I used to live in northern Canada. I was there as a psychologist working for a First Nations community. I tried to use the tools of Western psychology to solve colossal social problems. As I should have expected, the work was a failure.
While growing increasingly despondent, I tried various schemes to brighten my mood. Many were incredibly stupid. One that was less misguided was buying a motorcycle, a Yamaha cruiser.
With it, I went on tours through the boreal landscape. I tasted the tangy pines in the wind. With awe, I looked upon those forests unfolding in front of me. Once, a bear and her cubs greeted me on the highway, and I skirted them with caution and gratitude.
Sometimes I would pack camping gear and head to the national park south of me. I would set up my hammock and then brew a cup of coffee on my stove. I was alone with nature. I was safe and at peace. I was in a land devoid of people.
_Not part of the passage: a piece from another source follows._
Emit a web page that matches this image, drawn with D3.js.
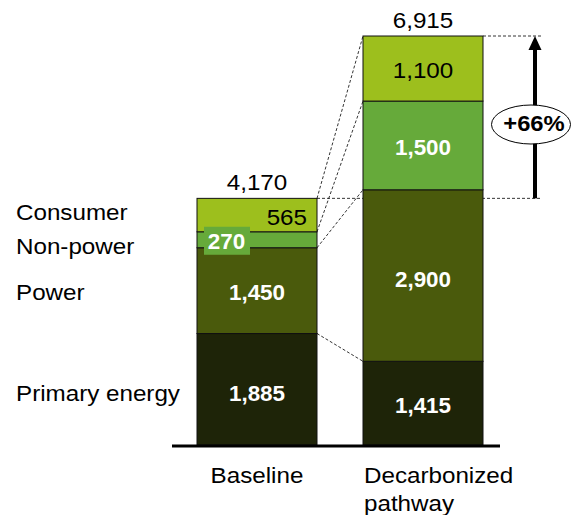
<!DOCTYPE html>
<html><head><meta charset="utf-8">
<script src="https://cdn.jsdelivr.net/npm/d3@7"></script>
<style>body{margin:0;background:#fff}svg{display:block;font-family:Arial,"Liberation Sans",sans-serif}</style>
</head><body>
<svg id="c" width="571" height="515"></svg>
<script>
const categories = ["Baseline", "Decarbonized pathway"];
const series = ["Primary energy", "Power", "Non-power", "Consumer"];
const baselineValues = [1885, 1450, 270, 565];
const decarbValues = [1415, 2900, 1500, 1100];
const totals = [4170, 6915];
const growthLabel = "+66%";
const colors = ["#1e2408", "#4a5a0c", "#66aa3a", "#9dbf1d"];

const svg = d3.select("#c");
const x = d3.scaleBand().domain(categories).range([197, 483]).paddingInner(46/166).paddingOuter(0);
const y = d3.scaleLinear().domain([0, 6915]).range([445, 36]);
const fmt = d3.format(",");
const SX = 1.1; // horizontal stretch of the regular text in the reference

function txt(px, py, s, o = {}) {
  return svg.append("text")
    .attr("transform", `translate(${px},${py}) scale(${o.sx || SX},1)`)
    .attr("text-anchor", o.anchor || "start")
    .attr("font-size", o.size || 22)
    .attr("font-weight", o.bold ? "bold" : "normal")
    .attr("fill", o.fill || "#000")
    .text(s);
}

const data = [baselineValues, decarbValues];
const stacks = data.map(vals => {
  let acc = 0;
  return vals.map((v, i) => { const d = {s: series[i], y0: acc, y1: acc + v, v}; acc += v; return d; });
});

const bx1 = x(categories[0]) + x.bandwidth();
const dx0 = x(categories[1]);

// connecting dashed lines
svg.selectAll("line.conn").data(series.map((s, i) => ({a: stacks[0][i].y1, b: stacks[1][i].y1})))
  .join("line").attr("class", "conn")
  .attr("x1", bx1).attr("y1", d => y(d.a)).attr("x2", dx0).attr("y2", d => y(d.b))
  .attr("stroke", "#000").attr("stroke-width", 0.8).attr("stroke-dasharray", "3,2");

// horizontal dashed reference lines
[[bx1, totals[0]], [dx0 + x.bandwidth(), totals[1]]].forEach(([x0, t]) => {
  svg.append("line").attr("x1", x0).attr("x2", 542).attr("y1", y(t)).attr("y2", y(t))
    .attr("stroke", "#000").attr("stroke-width", 0.8).attr("stroke-dasharray", "3,2");
});

// bars
stacks.forEach((st, k) => {
  svg.append("g").selectAll("rect").data(st).join("rect")
    .attr("x", x(categories[k])).attr("width", x.bandwidth())
    .attr("y", d => y(d.y1)).attr("height", d => y(d.y0) - y(d.y1))
    .attr("fill", (d, i) => colors[i]).attr("stroke", "#111").attr("stroke-width", 1);
});

// axis baseline
svg.append("line").attr("x1", 172).attr("x2", 500).attr("y1", 446).attr("y2", 446)
  .attr("stroke", "#000").attr("stroke-width", 3);

// value labels
function lbl(k, i, o) {
  const d = stacks[k][i];
  const cx = x(categories[k]) + x.bandwidth() / 2 + (o.dx || 0);
  const cy = (y(d.y0) + y(d.y1)) / 2 + 9.5 + (o.dy || 0);
  txt(cx, cy, fmt(d.v), {anchor: o.anchor || "middle", bold: o.bold, fill: o.fill, sx: o.bold ? 1.02 : SX});
}
lbl(0, 0, {bold: true, fill: "#fff", dy: 2});
lbl(0, 1, {bold: true, fill: "#fff"});
lbl(0, 3, {fill: "#000", dx: 50, anchor: "end"});
lbl(1, 0, {bold: true, fill: "#fff"});
lbl(1, 1, {bold: true, fill: "#fff", dy: 2});
lbl(1, 2, {bold: true, fill: "#fff"});
lbl(1, 3, {fill: "#000"});

// 270 label with box
{
  const d = stacks[0][2];
  const cy = (y(d.y0) + y(d.y1)) / 2 + 1;
  svg.append("rect").attr("x", 204).attr("y", cy - 14).attr("width", 46).attr("height", 28).attr("fill", colors[2]);
  txt(226.5, cy + 8.5, fmt(d.v), {anchor: "middle", bold: true, fill: "#fff", sx: 1.02});
}

// totals
totals.forEach((t, k) => {
  txt(x(categories[k]) + x.bandwidth() / 2, y(t) - 8.5, fmt(t), {anchor: "middle"});
});

// left series labels
const leftY = [401, 300, 254, 220];
series.forEach((s, i) => txt(16, leftY[i], s));

// category labels
txt(x(categories[0]) + x.bandwidth() / 2, 483, categories[0], {anchor: "middle"});
txt(dx0 + 1, 483, "Decarbonized");
txt(dx0 + 1, 511, "pathway");

// arrow
const ax = 535;
svg.append("line").attr("x1", ax).attr("x2", ax).attr("y1", y(totals[0])).attr("y2", y(totals[1]) + 12)
  .attr("stroke", "#000").attr("stroke-width", 4);
svg.append("path").attr("d", `M${ax},${y(totals[1])} L${ax-6.5},${y(totals[1])+14} L${ax+6.5},${y(totals[1])+14} Z`).attr("fill", "#000");
svg.append("ellipse").attr("cx", 531).attr("cy", 124.5).attr("rx", 39.5).attr("ry", 19.5)
  .attr("fill", "#fff").attr("stroke", "#000").attr("stroke-width", 1);
txt(534, 131, growthLabel, {anchor: "middle", bold: true, sx: 1.08});
</script>
</body></html>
It was a relief to escape the insoluble chaos that confronted me daily. Yet was my respite not at its core part of the larger settler-colonial project? I was basking in a land without the inconvenience of interacting with its original inhabitants. Was I not following in the footsteps of the Europeans who came to Canada with big promises of “free land”?
Now, we see the bloody consequences of the insoluble contradictions of the last great European settler-colonial project play out before us. It is easy for me to condemn those who seek to maintain and even increase their ill-gotten gains. Yet, I also know the joy of experiencing a land as if it had no people.